The ISO Stratosphere

This image of our grandson was made at ISO 1600 with my 85mm f/1.8, which is an excellent lens for limited light situations.
This image of our grandson was made at ISO 1600 with my 85mm f/1.8, which is an excellent lens for limited light situations.

Q: What do vegetarian zombies crave?
A: Graaains!

As a news and sports photographer, I am often tasked to shoot in less than ideal lighting situations. Sometimes those situations are less than less than ideal.

From small high schools who can’t afford new lights for the football field, to small colleges whose field houses date back 85 years, to candlelight vigils on the courthouse steps at 9 p.m., to house fires at two in the morning, those of us who shoot news photos shoot a lot of stuff in light that can sometimes challenge not just our cameras, but human vision itself.

The first thing we have to change when we go from well-lit scenes to the dim places is ISO. ISO, which merely stands for International Organization for Standardization (yes, I know that would be IOS, but here we are), in the digital photography world describes how sensitive our imaging sensor is to light. To make the sensor more sensitive require electronically amplifying to signals it produces, which also amplifies the noise in the circuitry. In recent years, techniques to do this have improved dramatically, but there is still a price to be paid for shooting at those high ISO settings. In the era before digital we described this “noise” as grain or graininess.

A big part of solving the problem of low light is to pick the right lenses.

I have told my students a number of times that almost any lens is going to yield good results on a sunny day at f/8. The real test of a lens is how it will perform on the margins of photography, or under stress.

What do I mean by that? It’s actually pretty rare, for example, that I shoot football in the daytime. In fact, the high schools never play in the day, and the college I cover only plays the last couple of games of the season in the daytime. The rest of the time I am shooting football under stadium lights, almost always at the widest apertures a lens has, at close to the highest ISOs my camera has, at shutter speeds that are barely adequate to freeze the action. All these factors put my skills, and a lens, to the ultimate test.

This is the Sigma 17-50mm f/2.8 I bought just prior to my sister's wedding. It proved to be an excellent purchase.
This is the Sigma 17-50mm f/2.8 I bought just prior to my sister's wedding. It proved to be an excellent purchase.

This isn’t a brick wall shot at f/8 to determine sharpness like you see all too often on photography forums. People on these forums shoot these brick walls or teddy bears on the desk in the den or London Bridge, usually hoping to make some point about the equipment. Does the lens have chromatic abberration? Does the sensor show banding? Is there a problem with the autofocus?

Hopefully you and I are beyond all that, and are taking pictures in the real world, and in the real world we need good lenses. But good in what way? If a lens has 2.5% pincushion distortion at f/5.6 at 1/500th of a second in broad daylight: irrelevant. If a lens can give you a decent image wide open at 1/125th handheld at ISO3200? That’s what we need.

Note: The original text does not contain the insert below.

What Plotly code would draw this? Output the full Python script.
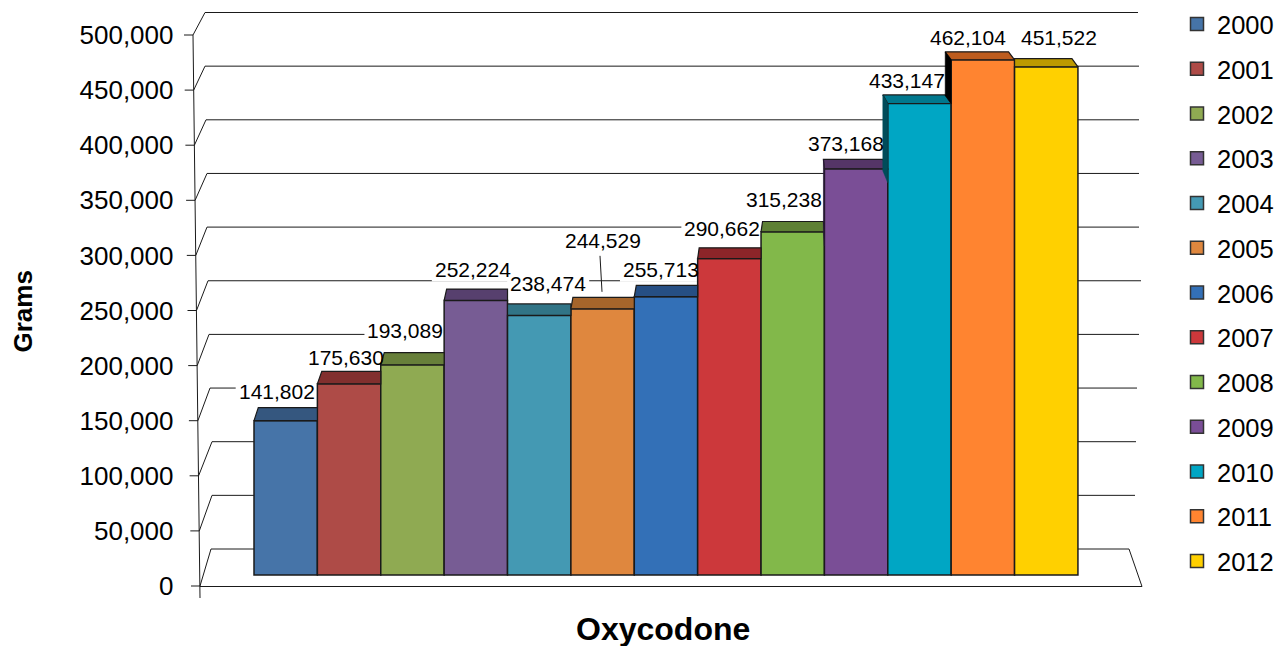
import plotly.graph_objects as go

# ---- data ----
YEARS = ["2000", "2001", "2002", "2003", "2004", "2005", "2006", "2007", "2008", "2009", "2010", "2011", "2012"]
VALUE_LABELS = ["141,802", "175,630", "193,089", "252,224", "238,474", "244,529", "255,713",
                "290,662", "315,238", "373,168", "433,147", "462,104", "451,522"]
# Bar heights as drawn (the last two bars are drawn taller than their printed labels)
BAR_HEIGHTS = [141802, 175630, 193089, 252224, 238474, 244529, 255713,
               290662, 315238, 373168, 433147, 473300, 466900]
TICK_VALUES = [0, 50000, 100000, 150000, 200000, 250000, 300000, 350000, 400000, 450000, 500000]
TICK_TEXT = ["0", "50,000", "100,000", "150,000", "200,000", "250,000", "300,000",
             "350,000", "400,000", "450,000", "500,000"]

# ---- styles ----
FRONT_COLORS = ["#4674A8", "#AE4B47", "#8FAA52", "#775C94", "#4499B3", "#DF873E", "#3370B7",
                "#CC383B", "#82B84A", "#7A4E96", "#00A6C4", "#FF8430", "#FFD000"]
TOP_COLORS = ["#35577F", "#822F2E", "#677F3A", "#57406E", "#317486", "#A5652B", "#264F84",
              "#8C2529", "#5E8034", "#553567", "#00788E", "#BD5C1E", "#BD9A00"]
SIDE_COLORS = {9: "#2A1A3A", 10: "#004C5A", 11: "#000000"}
LINE = "#1a1a1a"
FONT = "Liberation Sans"

# ---- geometry (page pixels) ----
W, H = 1278, 646
BAR_LEFT, BAR_W, BAR_BASE = 254.0, 63.38, 575.0
BAR_SCALE = 1.0885e-3
FRONT_BASE, FRONT_SCALE = 586.0, 1.102e-3
BACK_BASE, BACK_SCALE = 549.0, 1.073e-3
EDGE_DX = [4.3, 4.4, 3.5, 2.5, 2, 2, 2, 1.5, 1.5, -1, -5, -6, -6, -6]
LABEL_DX = [-9, -3, -7, -3, 9, 0, -5, -7, -9, -10, -12, -15, 13]
LABEL_DY = [29, 26, 34, 31, 32, 68, 27, 30, 32, 25, 23, 22, 29]
BACK_LEFT = [211, 212, 212, 210, 209, 208, 207, 207, 206, 205, 205]
BACK_RIGHT = [1129, 1135, 1136, 1137, 1139, 1141, 1139, 1139, 1139, 1139, 1138]


def xd(px):
    return (px - BAR_LEFT) / BAR_W - 0.5


def bv(py):          # pixel row -> bar-plane value
    return (BAR_BASE - py) / BAR_SCALE


def fv(py):          # pixel row -> front-plane value
    return (FRONT_BASE - py) / FRONT_SCALE


def top_px(v):
    return BAR_BASE - v * BAR_SCALE


def depth_dy(py):
    return -8 - 5.0 * (py - 60) / (421 - 60)


fig = go.Figure()

# ---- walls, on the front-plane axes (drawn under the bars) ----
wx, wy = [], []
for i, t in enumerate(TICK_VALUES):
    fy = FRONT_BASE - t * FRONT_SCALE
    by = BACK_BASE - t * BACK_SCALE
    fx = 200 - 7 * t / 500000
    wx += [xd(fx - 9), xd(fx), xd(BACK_LEFT[i]), xd(BACK_RIGHT[i]), None]
    wy += [fv(fy), fv(fy), fv(by), fv(by), None]
wx += [xd(200), xd(193), None, xd(200), xd(1142), xd(1129), None]
wy += [fv(598), fv(35), None, fv(586.5), fv(586.5), fv(BACK_BASE), None]
fig.add_trace(go.Scatter(x=wx, y=wy, mode="lines", line=dict(color=LINE, width=1),
                         showlegend=False, hoverinfo="skip", xaxis="x", yaxis="y"))

# white backing behind the value labels (hides wall lines only)
bx, by_ = [], []
for i, v in enumerate(BAR_HEIGHTS):
    cx = BAR_LEFT + BAR_W * (i + 0.5) + LABEL_DX[i]
    cy = top_px(v) - LABEL_DY[i]
    x0, x1, y0, y1 = cx - 41, cx + 41, cy - 12, cy + 12
    bx += [xd(x0), xd(x1), xd(x1), xd(x0), xd(x0), None]
    by_ += [fv(y0), fv(y0), fv(y1), fv(y1), fv(y0), None]
fig.add_trace(go.Scatter(x=bx, y=by_, mode="lines", fill="toself", fillcolor="white",
                         line=dict(width=0), showlegend=False, hoverinfo="skip",
                         xaxis="x", yaxis="y"))

# ---- bar fronts ----
for i, (yr, v) in enumerate(zip(YEARS, BAR_HEIGHTS)):
    fig.add_trace(go.Bar(x=[i], y=[v], width=1, name=yr, legendgroup=yr, showlegend=False,
                         marker=dict(color=FRONT_COLORS[i], line=dict(color=LINE, width=1.5)),
                         xaxis="x2", yaxis="y2", hoverinfo="skip"))

# ---- bar tops and visible left sides ----
n = len(BAR_HEIGHTS)
for i, v in enumerate(BAR_HEIGHTS):
    x0, x1 = BAR_LEFT + BAR_W * i, BAR_LEFT + BAR_W * (i + 1)
    ty = top_px(v)
    dy = depth_dy(ty)
    prev_v = BAR_HEIGHTS[i - 1] if i else -1
    left_back = x0 + EDGE_DX[i] if prev_v < v else x0
    right_back = min(x1, x1 + EDGE_DX[i + 1])
    fig.add_trace(go.Scatter(
        x=[xd(p) for p in (x0, x1, right_back, left_back, x0)],
        y=[bv(p) for p in (ty, ty, ty + dy, ty + dy, ty)],
        mode="lines", fill="toself", fillcolor=TOP_COLORS[i], line=dict(color=LINE, width=1.2),
        showlegend=False, hoverinfo="skip", xaxis="x2", yaxis="y2"))
    if i in SIDE_COLORS:
        py = top_px(prev_v)
        fig.add_trace(go.Scatter(
            x=[xd(p) for p in (x0 + EDGE_DX[i], x0, x0, x0 + EDGE_DX[i], x0 + EDGE_DX[i])],
            y=[bv(p) for p in (ty + dy, ty, py + 14 - (i == 11) * 14, py + 2 - (i == 11) * 10, ty + dy)],
            mode="lines", fill="toself", fillcolor=SIDE_COLORS[i],
            line=dict(color=SIDE_COLORS[i], width=0.5),
            showlegend=False, hoverinfo="skip", xaxis="x2", yaxis="y2"))

# leader line of the 2005 label
ty5 = top_px(BAR_HEIGHTS[5])
fig.add_trace(go.Scatter(x=[xd(600), xd(602)], y=[bv(ty5 - 53), bv(ty5 - 17)], mode="lines",
                         line=dict(color=LINE, width=1), showlegend=False, hoverinfo="skip",
                         xaxis="x2", yaxis="y2"))

# ---- legend keys, one per year, tied to the bars through legendgroup ----
for i, yr in enumerate(YEARS):
    fig.add_trace(go.Scatter(x=[None], y=[None], mode="markers", name=yr, legendgroup=yr,
                             marker=dict(symbol="square", size=13, color=FRONT_COLORS[i],
                                         line=dict(color="#333333", width=1.5)),
                             hoverinfo="skip", xaxis="x2", yaxis="y2"))

# ---- value labels ----
for i, (txt, v) in enumerate(zip(VALUE_LABELS, BAR_HEIGHTS)):
    fig.add_annotation(x=i, y=v, xref="x2", yref="y2", text=txt, showarrow=False,
                       xshift=LABEL_DX[i], yshift=LABEL_DY[i], yanchor="middle", xanchor="center",
                       font=dict(family=FONT, size=21, color="black"))

fig.add_annotation(x=22.5 / W, y=1 - 312 / H, xref="paper", yref="paper", text="<b>Grams</b>",
                   textangle=-90, showarrow=False, xanchor="center", yanchor="middle",
                   font=dict(family=FONT, size=26, color="black"))
fig.add_annotation(x=663 / W, y=1 - 629 / H, xref="paper", yref="paper", text="<b>Oxycodone</b>",
                   showarrow=False, xanchor="center", yanchor="middle",
                   font=dict(family=FONT, size=32, color="black"))

hidden = dict(visible=False, showgrid=False, zeroline=False, fixedrange=True)
fig.update_layout(
    width=W, height=H, margin=dict(l=0, r=0, t=0, b=0, autoexpand=False),
    paper_bgcolor="white", plot_bgcolor="white", barmode="overlay",
    font=dict(family=FONT, color="black"),
    xaxis=dict(range=[xd(0), xd(W)], **hidden),
    xaxis2=dict(range=[xd(0), xd(W)], overlaying="x", anchor="y2", **hidden),
    yaxis=dict(range=[fv(H), fv(0)], anchor="free", position=173.5 / W, side="left",
               tickmode="array", tickvals=TICK_VALUES, ticktext=TICK_TEXT,
               showgrid=False, zeroline=False, showline=False, ticks="",
               tickfont=dict(family=FONT, size=26, color="black"), fixedrange=True),
    yaxis2=dict(range=[bv(H), bv(0)], overlaying="y", anchor="x2", **hidden),
    legend=dict(x=1177 / W, y=1 - 1 / H, xanchor="left", yanchor="top", bgcolor="rgba(0,0,0,0)",
                font=dict(family=FONT, size=25.5, color="black"), tracegroupgap=8.6,
                itemwidth=30),
)

fig.write_html("out.html", config=dict(displayModeBar=False),
               post_script="document.body.style.margin='0';document.body.style.overflow='hidden';")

I’m not talking to studio photographers. I’m talking to those of us who shoot where the world is rough. I’m talking about jumping out of your car 20 minutes after sunset because you just got to the top of the hill where you could see that perfect tree against the fading light, and only have a few seconds to get the shot. I’m talking about flames shooting out of a warehouse window three blocks away because you’re stuck behind crime scene tape. That’s my world all the time.

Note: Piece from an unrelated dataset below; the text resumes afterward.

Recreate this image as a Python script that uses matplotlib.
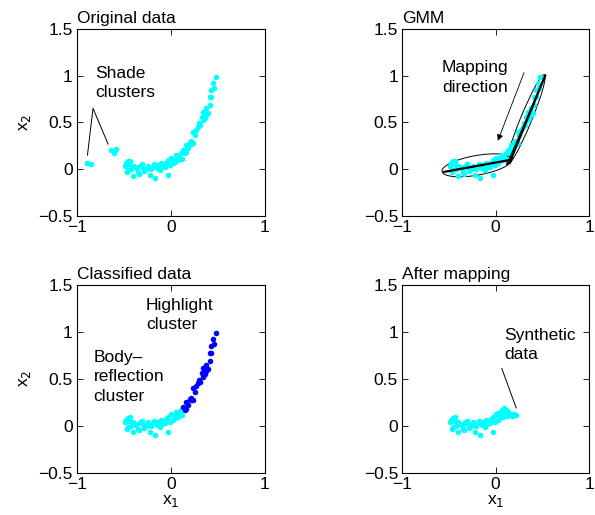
import matplotlib
matplotlib.use("Agg")
import matplotlib.pyplot as plt
from matplotlib.patches import Ellipse

plt.rcParams["font.family"] = ["Liberation Sans", "DejaVu Sans"]
plt.rcParams["axes.unicode_minus"] = True

# ── data ─────────────────────────────────────────────────────────────────────
shade_x = [-0.89, -0.85, -0.64, -0.60, -0.58]
shade_y = [0.07, 0.05, 0.20, 0.175, 0.21]

body_x = [-0.49, -0.48, -0.47, -0.46, -0.454, -0.44, -0.43, -0.42, -0.40, -0.40,
          -0.38, -0.365, -0.35, -0.34, -0.33, -0.31, -0.295, -0.28, -0.26, -0.24,
          -0.23, -0.22, -0.205, -0.19, -0.18, -0.17, -0.15, -0.135, -0.12, -0.117,
          -0.10, -0.09, -0.08, -0.064, -0.05, -0.03, -0.03, -0.01, 0.007, 0.02,
          0.04, 0.05, 0.06, 0.078, 0.09, 0.11, 0.12]
body_y = [0.035, 0.06, -0.035, -0.01, 0.086, 0.05, 0.09, 0.0, 0.035, -0.07,
          0.02, 0.007, -0.03, -0.05, 0.035, 0.05, 0.014, -0.02, 0.0, 0.035,
          0.02, -0.065, 0.0, 0.025, 0.05, -0.10, 0.007, 0.043, 0.03, -0.01,
          0.06, 0.02, 0.03, 0.025, 0.07, -0.065, 0.096, 0.043, 0.12, 0.06,
          0.078, 0.10, 0.15, 0.096, 0.13, 0.17, 0.11]

high_x = [0.13, 0.15, 0.16, 0.167, 0.185, 0.20, 0.21, 0.22, 0.24, 0.24,
          0.255, 0.27, 0.29, 0.30, 0.31, 0.327, 0.345, 0.345, 0.36, 0.38,
          0.38, 0.40, 0.415, 0.415, 0.43, 0.43, 0.45, 0.46, 0.479]
high_y = [0.20, 0.168, 0.18, 0.257, 0.22, 0.29, 0.30, 0.27, 0.275, 0.40,
          0.36, 0.42, 0.45, 0.49, 0.47, 0.56, 0.52, 0.61, 0.55, 0.58,
          0.65, 0.60, 0.69, 0.77, 0.77, 0.845, 0.92, 0.87, 0.987]

mapped_x = [0.02, 0.05, 0.07, 0.08, 0.09, 0.10, 0.11, 0.12, 0.13, 0.14,
            0.15, 0.16, 0.17, 0.18, 0.19, 0.20, 0.21, 0.22]
mapped_y = [0.14, 0.12, 0.17, 0.10, 0.19, 0.13, 0.17, 0.10, 0.15, 0.12,
            0.11, 0.13, 0.10, 0.12, 0.11, 0.12, 0.11, 0.115]

# GMM components: centre, full width, full height, angle (deg)
gmm_centres = [(-0.2, 0.04), (0.325, 0.53)]
gmm_widths = [0.76, 1.04]
gmm_heights = [0.21, 0.12]
gmm_angles = [10, 67.6]
# principal axis segments
axis_lines = [([-0.55, 0.14], [-0.03, 0.095]), ([0.15, 0.53], [0.07, 1.0])]
thin_lines = [([0.12, 0.53], [0.05, 1.0]), ([0.12, 0.19], [0.05, 0.12])]

xticks = [-1, 0, 1]
yticks = [-0.5, 0, 0.5, 1, 1.5]
ytick_labels = ["\u22120.5", "0", "0.5", "1", "1.5"]
xtick_labels = ["\u22121", "0", "1"]

FS = 12.5
LS = 1.38
CYAN = "#00ffff"
BLUE = "#0000ff"
MS = 4

fig = plt.figure(figsize=(5.95, 5.15), dpi=100)
pos = {
    "tl": [0.129, 0.581, 0.316, 0.363],
    "tr": [0.676, 0.581, 0.314, 0.363],
    "bl": [0.129, 0.082, 0.316, 0.365],
    "br": [0.676, 0.082, 0.314, 0.365],
}
axes = {k: fig.add_axes(v) for k, v in pos.items()}

for key, ax in axes.items():
    ax.set_xlim(-1, 1)
    ax.set_ylim(-0.5, 1.5)
    ax.set_xticks(xticks)
    ax.set_xticklabels(xtick_labels)
    ax.set_yticks(yticks)
    ax.set_yticklabels(ytick_labels)
    ax.tick_params(direction="in", top=True, right=True, labelsize=FS,
                   length=4, width=0.6, pad=3)
    for s in ax.spines.values():
        s.set_linewidth(0.8)

# ── Original data ────────────────────────────────────────────────────────────
ax = axes["tl"]
ax.plot(shade_x, shade_y, "o", color=CYAN, ms=MS, mec="none")
ax.plot(body_x, body_y, "o", color=CYAN, ms=MS, mec="none")
ax.plot(high_x, high_y, "o", color=CYAN, ms=MS, mec="none")
ax.set_title("Original data", loc="left", fontsize=FS, pad=4)
ax.set_ylabel("x$_2$", fontsize=FS, labelpad=4)
ax.text(-0.8, 0.92, "Shade\nclusters", fontsize=FS, va="center", ha="left",
        linespacing=LS)
ax.plot([-0.886, -0.827, -0.667], [0.15, 0.65, 0.267], color="k", lw=0.7)

# ── GMM ──────────────────────────────────────────────────────────────────────
ax = axes["tr"]
ax.plot(body_x, body_y, "o", color=CYAN, ms=MS, mec="none")
ax.plot(high_x, high_y, "o", color=CYAN, ms=MS, mec="none")
for c, w, h, a in zip(gmm_centres, gmm_widths, gmm_heights, gmm_angles):
    ax.add_patch(Ellipse(c, w, h, angle=a, fill=False, ec="k", lw=0.7))
for lx, ly in axis_lines:
    ax.plot(lx, ly, color="k", lw=1.6)
for lx, ly in thin_lines:
    ax.plot(lx, ly, color="k", lw=0.7)
ax.annotate("", xy=(0.013, 0.275), xytext=(0.315, 1.06),
            arrowprops=dict(arrowstyle="-|>", color="k", lw=0.6,
                            mutation_scale=9))
ax.text(-0.575, 0.98, "Mapping\ndirection", fontsize=FS, va="center",
        ha="left", linespacing=LS)
ax.set_title("GMM", loc="left", fontsize=FS, pad=4)

# ── Classified data ──────────────────────────────────────────────────────────
ax = axes["bl"]
ax.plot(body_x, body_y, "o", color=CYAN, ms=MS, mec="none")
ax.plot(high_x, high_y, "o", color=BLUE, ms=MS, mec="none")
ax.set_title("Classified data", loc="left", fontsize=FS, pad=4)
ax.set_ylabel("x$_2$", fontsize=FS, labelpad=4)
ax.set_xlabel("x$_1$", fontsize=FS, labelpad=1)
ax.text(-0.266, 1.18, "Highlight\ncluster", fontsize=FS, va="center",
        ha="left", linespacing=LS)
ax.text(-0.82, 0.52, "Body\u2013\nreflection\ncluster", fontsize=FS,
        va="center", ha="left", linespacing=LS)

# ── After mapping ────────────────────────────────────────────────────────────
ax = axes["br"]
ax.plot(body_x, body_y, "o", color=CYAN, ms=MS, mec="none")
ax.plot(mapped_x, mapped_y, "o", color=CYAN, ms=MS, mec="none")
ax.set_title("After mapping", loc="left", fontsize=FS, pad=4)
ax.set_xlabel("x$_1$", fontsize=FS, labelpad=1)
ax.text(0.09, 0.86, "Synthetic\ndata", fontsize=FS, va="center",
        ha="left", linespacing=LS)
ax.plot([0.066, 0.22], [0.61, 0.19], color="k", lw=0.7)

fig.savefig("out.png", dpi=100)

I shot my sister’s wedding in December 2011 with a new Sigma 17-50mm f/2.8. I have a similar lens at work, but did not own one myself, so I thought it would be a smart buy. I ended up loving it, and the wedding images, plus everything I have shot with it since then, are great. The event was in a large room lit by four incandescent chandeliers, which gave a smooth, even light, albeit not a lot of it. I shot at ISO 3200 at f/2.8 in aperture priority mode, and shutter speeds fell into the 1/60 to 1/125 range. That’s not exactly a blisteringly fast shutter speed, but other factors can help make up for it, like lens sharpness.

I certainly could have shot the whole thing with flash, but quite honestly, I have never loved the look of bounce flash, and I despise the results of direct flash.

Of course I shot RAW files, which allowed me to milk the most out of the scenes, and reduce the noise I got from the high ISO setting. In the end, one of the reasons my images of the wedding were so successful was that I had a great lens in front of the camera.

Tracey and Nicole cut their wedding "cake" (actually doughnuts). You can see that although there wasn't much of it, the light had a magical quality to it.
Tracey and Nicole cut their wedding "cake" (actually doughnuts). You can see that although there wasn't much of it, the light had a magical quality to it.